Question 3 True / False
In a paging system, any virtual page can be placed into any available physical frame, regardless of its position in memory.
TTrue
FFalse
Answer: True
This is the key advantage of fixed-size paging: because all pages and frames are the same size, there is no requirement that a process's pages occupy contiguous physical memory. The page table simply records which physical frame holds each virtual page. This eliminates external fragmentation entirely — the OS never has to search for a contiguous block large enough for a variable-size allocation. Pages can be scattered throughout physical RAM without any effect on the process's view of a contiguous virtual address space.
Question 4 True / False
Segmentation eliminates fragmentation problems because each segment is sized exactly to fit the logical program unit it represents.
TTrue
FFalse
Answer: False
Segmentation eliminates internal fragmentation (segments are exactly sized to their contents) but creates external fragmentation. The problem is not whether individual segments fit their contents — they do — but what happens over time as segments of different sizes are allocated and freed. The gaps left by freed segments are rarely exactly the right size for new allocations, so free memory gradually becomes scattered into unusable fragments. This external fragmentation is the primary reason paging, not segmentation, won as the dominant memory management scheme.
Question 5 Short Answer
Why do modern operating systems primarily use paging rather than segmentation, even though segmentation more naturally reflects how programs are logically organized?
Think about your answer, then reveal below.
Model answer: Paging uses fixed-size pages and frames, which eliminates external fragmentation — any page can go into any frame, so allocation is simple and predictable.
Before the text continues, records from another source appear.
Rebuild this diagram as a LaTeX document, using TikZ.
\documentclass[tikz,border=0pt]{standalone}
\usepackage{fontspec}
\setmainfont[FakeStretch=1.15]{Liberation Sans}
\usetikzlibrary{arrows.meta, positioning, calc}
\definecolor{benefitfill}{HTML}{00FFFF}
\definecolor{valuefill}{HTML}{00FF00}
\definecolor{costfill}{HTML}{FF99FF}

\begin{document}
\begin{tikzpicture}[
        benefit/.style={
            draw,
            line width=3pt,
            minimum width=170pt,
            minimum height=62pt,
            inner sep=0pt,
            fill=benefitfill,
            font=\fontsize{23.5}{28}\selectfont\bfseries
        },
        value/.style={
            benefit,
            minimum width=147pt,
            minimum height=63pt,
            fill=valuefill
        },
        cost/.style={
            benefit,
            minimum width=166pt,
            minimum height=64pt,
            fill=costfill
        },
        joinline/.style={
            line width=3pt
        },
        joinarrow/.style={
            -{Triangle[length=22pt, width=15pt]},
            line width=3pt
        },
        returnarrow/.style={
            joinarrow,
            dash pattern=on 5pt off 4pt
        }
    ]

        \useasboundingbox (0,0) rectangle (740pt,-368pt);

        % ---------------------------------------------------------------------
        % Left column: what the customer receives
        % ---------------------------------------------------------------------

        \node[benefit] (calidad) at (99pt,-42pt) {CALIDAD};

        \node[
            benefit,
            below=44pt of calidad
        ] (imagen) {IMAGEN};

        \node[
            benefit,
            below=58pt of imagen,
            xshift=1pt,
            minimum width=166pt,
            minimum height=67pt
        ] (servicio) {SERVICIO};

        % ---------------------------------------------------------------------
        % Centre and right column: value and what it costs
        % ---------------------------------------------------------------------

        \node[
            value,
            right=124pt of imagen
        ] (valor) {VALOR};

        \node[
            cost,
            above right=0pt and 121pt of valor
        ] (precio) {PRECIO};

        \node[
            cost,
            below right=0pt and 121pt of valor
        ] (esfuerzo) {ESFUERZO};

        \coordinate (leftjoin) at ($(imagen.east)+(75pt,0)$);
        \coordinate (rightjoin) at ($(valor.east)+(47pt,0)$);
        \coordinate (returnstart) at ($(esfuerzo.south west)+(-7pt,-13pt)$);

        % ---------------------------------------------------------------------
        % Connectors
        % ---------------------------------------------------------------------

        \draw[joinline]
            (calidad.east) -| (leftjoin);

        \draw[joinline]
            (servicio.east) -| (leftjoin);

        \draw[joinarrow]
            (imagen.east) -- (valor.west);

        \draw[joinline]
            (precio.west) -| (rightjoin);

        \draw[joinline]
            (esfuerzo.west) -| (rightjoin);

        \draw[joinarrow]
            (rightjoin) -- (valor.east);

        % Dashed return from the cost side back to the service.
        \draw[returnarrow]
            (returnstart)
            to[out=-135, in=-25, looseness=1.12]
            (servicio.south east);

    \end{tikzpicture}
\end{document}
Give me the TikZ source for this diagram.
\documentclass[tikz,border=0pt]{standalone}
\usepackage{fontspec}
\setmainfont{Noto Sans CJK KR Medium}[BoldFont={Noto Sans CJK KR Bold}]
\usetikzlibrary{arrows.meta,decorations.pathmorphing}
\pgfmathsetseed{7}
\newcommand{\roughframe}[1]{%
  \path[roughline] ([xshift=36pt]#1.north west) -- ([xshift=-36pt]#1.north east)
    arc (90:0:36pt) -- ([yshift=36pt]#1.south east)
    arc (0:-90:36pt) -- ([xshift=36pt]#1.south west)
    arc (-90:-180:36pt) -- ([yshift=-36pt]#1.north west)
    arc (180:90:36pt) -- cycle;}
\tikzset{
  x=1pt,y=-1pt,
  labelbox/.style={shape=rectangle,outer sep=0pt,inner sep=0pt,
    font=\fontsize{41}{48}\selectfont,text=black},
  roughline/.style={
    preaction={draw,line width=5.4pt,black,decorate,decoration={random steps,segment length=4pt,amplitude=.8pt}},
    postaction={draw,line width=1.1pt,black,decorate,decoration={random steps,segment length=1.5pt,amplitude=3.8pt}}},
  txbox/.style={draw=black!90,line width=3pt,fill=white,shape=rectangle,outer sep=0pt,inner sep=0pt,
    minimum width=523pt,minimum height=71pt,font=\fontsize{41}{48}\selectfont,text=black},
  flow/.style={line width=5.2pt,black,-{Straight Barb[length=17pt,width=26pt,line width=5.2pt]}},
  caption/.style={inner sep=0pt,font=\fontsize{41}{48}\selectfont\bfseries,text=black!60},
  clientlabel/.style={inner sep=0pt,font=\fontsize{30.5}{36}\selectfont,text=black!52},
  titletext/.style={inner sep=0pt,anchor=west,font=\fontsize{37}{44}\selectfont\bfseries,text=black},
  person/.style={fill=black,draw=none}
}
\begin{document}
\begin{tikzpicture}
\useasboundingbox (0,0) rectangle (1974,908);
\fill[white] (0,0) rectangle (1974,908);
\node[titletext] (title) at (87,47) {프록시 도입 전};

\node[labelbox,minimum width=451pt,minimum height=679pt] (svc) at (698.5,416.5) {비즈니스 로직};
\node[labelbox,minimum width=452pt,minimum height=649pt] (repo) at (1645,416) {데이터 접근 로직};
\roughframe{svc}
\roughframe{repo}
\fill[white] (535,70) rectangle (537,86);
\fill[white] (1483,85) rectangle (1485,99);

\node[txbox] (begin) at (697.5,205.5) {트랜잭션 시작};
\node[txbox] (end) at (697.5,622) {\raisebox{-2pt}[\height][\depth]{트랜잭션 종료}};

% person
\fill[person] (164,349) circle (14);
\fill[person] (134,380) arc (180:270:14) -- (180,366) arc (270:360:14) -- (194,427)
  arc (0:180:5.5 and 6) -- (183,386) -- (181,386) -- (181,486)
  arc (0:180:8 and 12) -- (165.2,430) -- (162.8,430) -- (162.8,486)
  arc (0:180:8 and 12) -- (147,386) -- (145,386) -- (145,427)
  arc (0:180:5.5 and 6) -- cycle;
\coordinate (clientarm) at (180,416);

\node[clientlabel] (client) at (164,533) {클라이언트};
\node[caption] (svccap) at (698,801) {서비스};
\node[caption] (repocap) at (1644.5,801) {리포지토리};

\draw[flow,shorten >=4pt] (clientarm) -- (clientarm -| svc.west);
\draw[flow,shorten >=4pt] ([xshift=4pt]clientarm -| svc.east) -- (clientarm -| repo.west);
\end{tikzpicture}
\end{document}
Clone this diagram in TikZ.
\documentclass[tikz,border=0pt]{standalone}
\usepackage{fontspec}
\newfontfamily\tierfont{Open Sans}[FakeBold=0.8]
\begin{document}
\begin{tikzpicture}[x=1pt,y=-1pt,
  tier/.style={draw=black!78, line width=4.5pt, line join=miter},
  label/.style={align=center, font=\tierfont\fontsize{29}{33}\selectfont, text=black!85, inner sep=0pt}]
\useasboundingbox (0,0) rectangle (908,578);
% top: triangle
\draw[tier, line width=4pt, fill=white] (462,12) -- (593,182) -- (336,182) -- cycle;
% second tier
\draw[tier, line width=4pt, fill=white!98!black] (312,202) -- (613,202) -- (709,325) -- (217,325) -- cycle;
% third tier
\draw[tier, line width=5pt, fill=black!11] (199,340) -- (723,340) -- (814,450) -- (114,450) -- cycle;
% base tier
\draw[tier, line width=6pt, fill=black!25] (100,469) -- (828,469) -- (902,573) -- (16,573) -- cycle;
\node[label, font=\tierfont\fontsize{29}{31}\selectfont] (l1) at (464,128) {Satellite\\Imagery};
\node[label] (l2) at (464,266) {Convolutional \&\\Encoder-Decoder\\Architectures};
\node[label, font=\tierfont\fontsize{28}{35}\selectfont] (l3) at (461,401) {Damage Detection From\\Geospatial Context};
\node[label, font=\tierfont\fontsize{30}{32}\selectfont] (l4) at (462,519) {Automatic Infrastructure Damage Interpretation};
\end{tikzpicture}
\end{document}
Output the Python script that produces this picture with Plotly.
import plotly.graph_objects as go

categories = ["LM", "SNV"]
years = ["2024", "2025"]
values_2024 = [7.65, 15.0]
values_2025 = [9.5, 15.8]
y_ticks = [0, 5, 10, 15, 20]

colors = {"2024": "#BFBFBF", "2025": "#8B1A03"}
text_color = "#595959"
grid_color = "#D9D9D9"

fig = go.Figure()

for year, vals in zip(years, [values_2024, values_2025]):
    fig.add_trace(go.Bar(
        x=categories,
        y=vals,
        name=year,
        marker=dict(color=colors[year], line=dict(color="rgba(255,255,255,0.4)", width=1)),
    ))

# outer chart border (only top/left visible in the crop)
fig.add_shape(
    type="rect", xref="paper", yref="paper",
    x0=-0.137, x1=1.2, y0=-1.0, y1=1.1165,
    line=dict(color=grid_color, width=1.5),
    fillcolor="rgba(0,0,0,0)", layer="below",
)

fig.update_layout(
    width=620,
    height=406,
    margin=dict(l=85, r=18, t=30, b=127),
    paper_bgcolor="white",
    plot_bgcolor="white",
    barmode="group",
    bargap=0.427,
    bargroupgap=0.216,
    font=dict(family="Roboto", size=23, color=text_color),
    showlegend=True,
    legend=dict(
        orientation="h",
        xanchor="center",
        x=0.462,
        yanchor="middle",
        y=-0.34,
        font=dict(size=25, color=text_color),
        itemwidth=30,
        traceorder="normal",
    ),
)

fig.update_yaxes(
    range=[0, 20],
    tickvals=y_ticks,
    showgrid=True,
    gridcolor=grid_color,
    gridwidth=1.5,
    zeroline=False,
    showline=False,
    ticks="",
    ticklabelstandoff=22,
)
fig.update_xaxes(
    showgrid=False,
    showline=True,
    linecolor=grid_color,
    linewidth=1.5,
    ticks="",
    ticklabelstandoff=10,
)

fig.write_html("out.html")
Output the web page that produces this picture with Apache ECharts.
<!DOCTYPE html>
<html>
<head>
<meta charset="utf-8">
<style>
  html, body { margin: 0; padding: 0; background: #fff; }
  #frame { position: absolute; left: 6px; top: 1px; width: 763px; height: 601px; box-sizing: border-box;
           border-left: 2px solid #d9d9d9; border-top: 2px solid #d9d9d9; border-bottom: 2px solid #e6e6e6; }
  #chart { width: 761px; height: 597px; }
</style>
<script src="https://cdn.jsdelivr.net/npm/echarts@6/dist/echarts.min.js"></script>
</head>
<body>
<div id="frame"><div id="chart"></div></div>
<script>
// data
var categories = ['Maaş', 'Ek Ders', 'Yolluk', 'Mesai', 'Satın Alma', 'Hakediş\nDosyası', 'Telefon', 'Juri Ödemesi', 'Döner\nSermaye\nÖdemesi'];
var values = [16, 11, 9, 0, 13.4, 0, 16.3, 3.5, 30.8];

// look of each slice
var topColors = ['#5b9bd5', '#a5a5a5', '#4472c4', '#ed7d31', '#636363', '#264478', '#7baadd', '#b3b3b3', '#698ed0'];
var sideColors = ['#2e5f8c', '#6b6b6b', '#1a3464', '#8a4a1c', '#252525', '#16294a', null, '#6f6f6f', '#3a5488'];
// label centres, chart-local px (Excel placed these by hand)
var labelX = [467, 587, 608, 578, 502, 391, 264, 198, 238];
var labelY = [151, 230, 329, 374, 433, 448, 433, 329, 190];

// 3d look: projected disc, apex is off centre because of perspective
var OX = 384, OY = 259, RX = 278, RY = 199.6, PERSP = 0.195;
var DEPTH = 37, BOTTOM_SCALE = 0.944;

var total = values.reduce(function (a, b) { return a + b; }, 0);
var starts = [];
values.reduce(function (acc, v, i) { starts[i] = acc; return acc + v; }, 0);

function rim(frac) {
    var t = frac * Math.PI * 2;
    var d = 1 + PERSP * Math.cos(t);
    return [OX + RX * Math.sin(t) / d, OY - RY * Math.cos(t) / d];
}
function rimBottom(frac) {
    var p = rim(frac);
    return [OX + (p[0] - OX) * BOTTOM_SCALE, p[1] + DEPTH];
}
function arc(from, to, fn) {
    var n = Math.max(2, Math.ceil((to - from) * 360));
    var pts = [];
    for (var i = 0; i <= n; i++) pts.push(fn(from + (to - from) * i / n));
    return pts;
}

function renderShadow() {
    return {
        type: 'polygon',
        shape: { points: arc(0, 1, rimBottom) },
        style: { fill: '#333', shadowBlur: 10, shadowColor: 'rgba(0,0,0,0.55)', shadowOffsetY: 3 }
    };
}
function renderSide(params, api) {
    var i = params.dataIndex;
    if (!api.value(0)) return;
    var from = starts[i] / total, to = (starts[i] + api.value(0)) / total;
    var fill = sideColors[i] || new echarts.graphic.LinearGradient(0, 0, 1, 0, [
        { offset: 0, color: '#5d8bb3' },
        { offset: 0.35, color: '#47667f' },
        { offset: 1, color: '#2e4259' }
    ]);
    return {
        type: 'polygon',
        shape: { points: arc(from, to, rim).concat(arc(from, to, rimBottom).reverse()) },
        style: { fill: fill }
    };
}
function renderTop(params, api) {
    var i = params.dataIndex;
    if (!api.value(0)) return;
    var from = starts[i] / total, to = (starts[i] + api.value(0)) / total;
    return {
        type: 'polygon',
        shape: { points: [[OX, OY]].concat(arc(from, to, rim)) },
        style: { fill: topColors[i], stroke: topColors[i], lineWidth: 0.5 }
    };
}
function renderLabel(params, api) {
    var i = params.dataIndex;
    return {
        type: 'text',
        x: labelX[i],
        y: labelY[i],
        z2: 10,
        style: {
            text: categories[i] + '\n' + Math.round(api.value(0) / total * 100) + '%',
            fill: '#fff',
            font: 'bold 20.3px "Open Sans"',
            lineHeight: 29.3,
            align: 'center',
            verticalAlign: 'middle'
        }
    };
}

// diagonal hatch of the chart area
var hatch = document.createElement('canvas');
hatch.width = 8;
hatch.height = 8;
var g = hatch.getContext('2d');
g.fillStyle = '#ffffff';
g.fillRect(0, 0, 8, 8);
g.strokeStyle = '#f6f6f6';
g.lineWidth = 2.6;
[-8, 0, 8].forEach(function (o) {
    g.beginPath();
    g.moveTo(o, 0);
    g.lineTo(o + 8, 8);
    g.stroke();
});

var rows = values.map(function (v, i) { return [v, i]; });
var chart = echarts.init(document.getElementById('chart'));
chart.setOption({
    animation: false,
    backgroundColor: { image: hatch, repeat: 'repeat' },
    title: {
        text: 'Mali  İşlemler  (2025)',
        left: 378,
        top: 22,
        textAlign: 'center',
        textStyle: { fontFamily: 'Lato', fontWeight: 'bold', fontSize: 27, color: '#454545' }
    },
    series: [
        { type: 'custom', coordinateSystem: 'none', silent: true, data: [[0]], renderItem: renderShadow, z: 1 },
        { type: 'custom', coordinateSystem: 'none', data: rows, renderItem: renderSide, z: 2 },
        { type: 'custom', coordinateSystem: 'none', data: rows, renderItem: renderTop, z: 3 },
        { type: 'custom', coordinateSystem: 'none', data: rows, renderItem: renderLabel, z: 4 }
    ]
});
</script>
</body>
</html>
Segmentation uses variable-size segments, which causes external fragmentation over time as differently-sized holes accumulate in memory. Managing variable-size allocations at hardware speed, maintaining compaction, and avoiding fragmentation are engineering problems that grow severe at scale. The logical elegance of segmentation (code, stack, heap as distinct segments) doesn't outweigh the practical cost of external fragmentation.
Modern x86-64 architectures support segmentation for backward compatibility but flatten it — all segments share the same base address and have the same limit, effectively disabling segmentation as a real memory division mechanism. The OS relies entirely on paging with multilevel page tables and TLB caching for performance. The lesson: the scheme with the simpler allocation model won, even at the cost of internal fragmentation.